In his opening statement, Levant argued the “interrogation” went against 800 years of common law, the Charter of Rights and Freedoms and the United Nations’ Universal Declaration of Human Rights.

He also described it as “procedurally unfair,” adding:“Unlike real courts, there is no way to apply for a dismissal of nuisance lawsuits,” he said. “Common law rules of evidence don’t apply. Rules of court don’t apply. It is a system that is part Kafka, and part Stalin. Even this interrogation today . . .  saw the commission tell me who I could or could not bring with me as my counsel and advisors.”

Levant and others have also argued that even principles like “innocent before proven guilty” do not apply. While the complainants’ costs are covered, the defendant has to pay legal fees in most provinces. Levant told the AHRC that even if he wins he loses thousands of dollars and hundreds of hours of wasted time. In his closing argument (also on YouTube) he said he hoped to lose his case so he could appeal to a “real” court.
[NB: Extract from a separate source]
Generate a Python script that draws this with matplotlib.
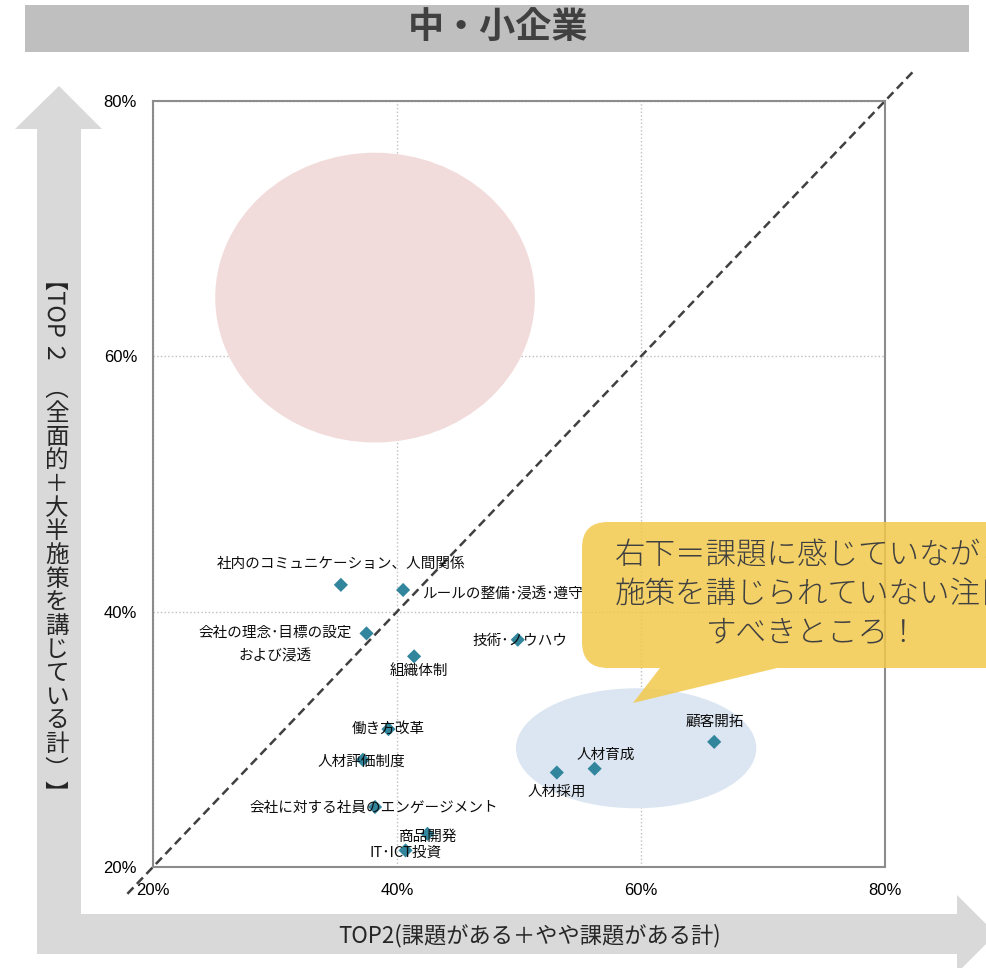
import matplotlib.pyplot as plt
from matplotlib.patches import Ellipse, Polygon, Rectangle, FancyBboxPatch, PathPatch
from matplotlib.textpath import TextPath
from matplotlib.font_manager import FontProperties
from matplotlib.transforms import Affine2D

plt.rcParams['font.family'] = ['Noto Sans CJK JP', 'DejaVu Sans']

# data (percent)
items = ['社内のコミュニケーション、人間関係', 'ルールの整備･浸透･遵守',
         '会社の理念･目標の設定\nおよび浸透', '技術･ノウハウ', '組織体制', '働き方改革',
         '人材評価制度', '会社に対する社員のエンゲージメント', '商品開発', 'IT･ICT投資',
         '人材採用', '人材育成', '顧客開拓']
issue = [35.4, 40.5, 37.5, 49.9, 41.4, 39.3, 37.2, 38.2, 42.5, 40.7, 53.1, 56.2, 66.0]
measure = [42.1, 41.7, 38.3, 37.8, 36.5, 30.8, 28.4, 24.7, 22.6, 21.3, 27.4, 27.7, 29.8]
ticks = [20, 40, 60, 80]
tick_labels = ['20%', '40%', '60%', '80%']
diag = [17.9, 82.3]

title = '中・小企業'
xlabel = 'TOP2(課題がある＋やや課題がある計)'
callout = ['右下＝課題に感じていながら', '施策を講じられていない注目', 'すべきところ！']

# label offsets in points (dx, dy, ha)
label_pos = {
    items[0]: (0, 15, 'center'),
    items[1]: (14, -3.5, 'left'),
    items[2]: (-65.5, -8, 'center'),
    items[3]: (1.5, -0.7, 'center'),
    items[4]: (3.6, -10.8, 'center'),
    items[5]: (0, 0, 'center'),
    items[6]: (-0.7, -1.4, 'center'),
    items[7]: (-0.7, -0.7, 'center'),
    items[8]: (0.7, -2.2, 'center'),
    items[9]: (0, -1.4, 'center'),
    items[10]: (0, -13.7, 'center'),
    items[11]: (8, 10, 'center'),
    items[12]: (0.7, 14.4, 'center'),
}

fig = plt.figure(figsize=(9.87, 9.68), dpi=100)

# background layer in pixel coords
bg = fig.add_axes([0, 0, 1, 1], zorder=0)
bg.set_xlim(0, 987)
bg.set_ylim(968, 0)
bg.axis('off')
grey = '#D9D9D9'
bg.add_patch(Rectangle((25, 5), 944, 47, color='#BFBFBF', lw=0))
bg.text(498, 28, title, ha='center', va='center', fontsize=26,
        fontweight='bold', color='#404040')
bg.add_patch(Rectangle((37, 128), 44, 826, color=grey, lw=0))
bg.add_patch(Polygon([(15, 129), (59, 86), (102, 129)], color=grey, lw=0))
bg.add_patch(Rectangle((37, 914), 922, 40, color=grey, lw=0))
bg.add_patch(Polygon([(957, 895), (996, 934), (957, 973)], color=grey, lw=0))
bg.text(530, 936, xlabel, ha='center', va='center', fontsize=16, color='#262626')

# vertical y label: latin / brackets turned sideways, kanji upright
fp = FontProperties(family='Noto Sans CJK JP')


def side_text(s, yc, xb=48, size=23.6):
    tp = TextPath((0, 0), s, size=size, prop=fp)
    ext = tp.get_extents()
    mid = (ext.x0 + ext.x1) / 2
    tr = Affine2D().translate(-mid, 0).rotate_deg(-90).scale(1, -1).translate(xb, yc)
    bg.add_patch(PathPatch(tr.transform_path(tp), color='#262626', lw=0))


side_text('【TOP', 310)
side_text('２', 353)
side_text('（', 395)
for i, ch in enumerate('全面的＋大半施策を講じている計'):
    bg.text(57, 414 + i * 23.6, ch, ha='center', va='center', fontsize=17, color='#262626')
side_text('）', 760)
side_text('】', 785)

# main plot
ax = fig.add_axes([153 / 987, 101 / 968, 732 / 987, 766 / 968], zorder=1)
ax.set_xlim(20, 80)
ax.set_ylim(20, 80)
ax.set_xticks(ticks)
ax.set_yticks(ticks)
ax.set_xticklabels(tick_labels, fontfamily='Liberation Sans', fontsize=12)
ax.set_yticklabels(tick_labels, fontfamily='Liberation Sans', fontsize=12)
ax.tick_params(length=0, pad=11.5)
ax.grid(True, ls=':', color='#BFBFBF', lw=1)
ax.set_axisbelow(True)
for s in ax.spines.values():
    s.set_color('#8C8C8C')
    s.set_linewidth(1.5)

ax.add_patch(Ellipse((38.2, 64.6), 26.2, 22.7, color='#F2DCDB', lw=0, zorder=1))
ax.add_patch(Ellipse((59.6, 29.3), 19.7, 9.4, color='#DCE6F2', lw=0, zorder=1))

ax.plot(diag, diag, ls=(0, (3.5, 2)), color='#404040', lw=1.8, clip_on=False, zorder=2)
ax.scatter(issue, measure, marker='D', s=52, color='#31859C', edgecolor='none', zorder=3)

for name, x, y in zip(items, issue, measure):
    dx, dy, ha = label_pos[name]
    ax.annotate(name, (x, y), xytext=(dx, dy), textcoords='offset points',
                ha=ha, va='center', fontsize=10.5, color='#0D0D0D',
                linespacing=1.9, zorder=4)

# callout on top
top = fig.add_axes([0, 0, 1, 1], zorder=3)
top.set_xlim(0, 987)
top.set_ylim(968, 0)
top.axis('off')
yellow = '#F2C94C'
top.add_patch(FancyBboxPatch((582, 522), 480, 146, boxstyle='round,pad=0,rounding_size=26',
                             facecolor=yellow, edgecolor='none', alpha=0.85))
top.add_patch(Polygon([(660, 668), (777, 668), (633, 703)], facecolor=yellow,
                      edgecolor='none', alpha=0.85))
for j, line in enumerate(callout):
    top.text(813, 555 + j * 39, line, ha='center', va='center', fontsize=22,
             fontweight='light', color='#404040')

fig.savefig('out.png', dpi=100)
The Centre for Cultural Renewal’s executive director Iain Benson said the widespread viewing of Levant’s videos will “in effect ‘out’ the kind of things that are implied when we begin to adjudicate for ‘hurt feelings.’”

“That is good for Canada where so many Canadians seem satisfied that all is right with human rights generally and tolerance in particular,” he said. “It is far from all right.”

Both Benson and Borovoy hope reaction against HRCs does not undermine their original purpose, which Borovoy said was to focus on “discriminatory deeds, not words” in areas of housing and employment.

“There is an important place for genuine human rights protection; but this work will be hampered by this kind of inquisition about which Mr. Levant complains,” said Benson.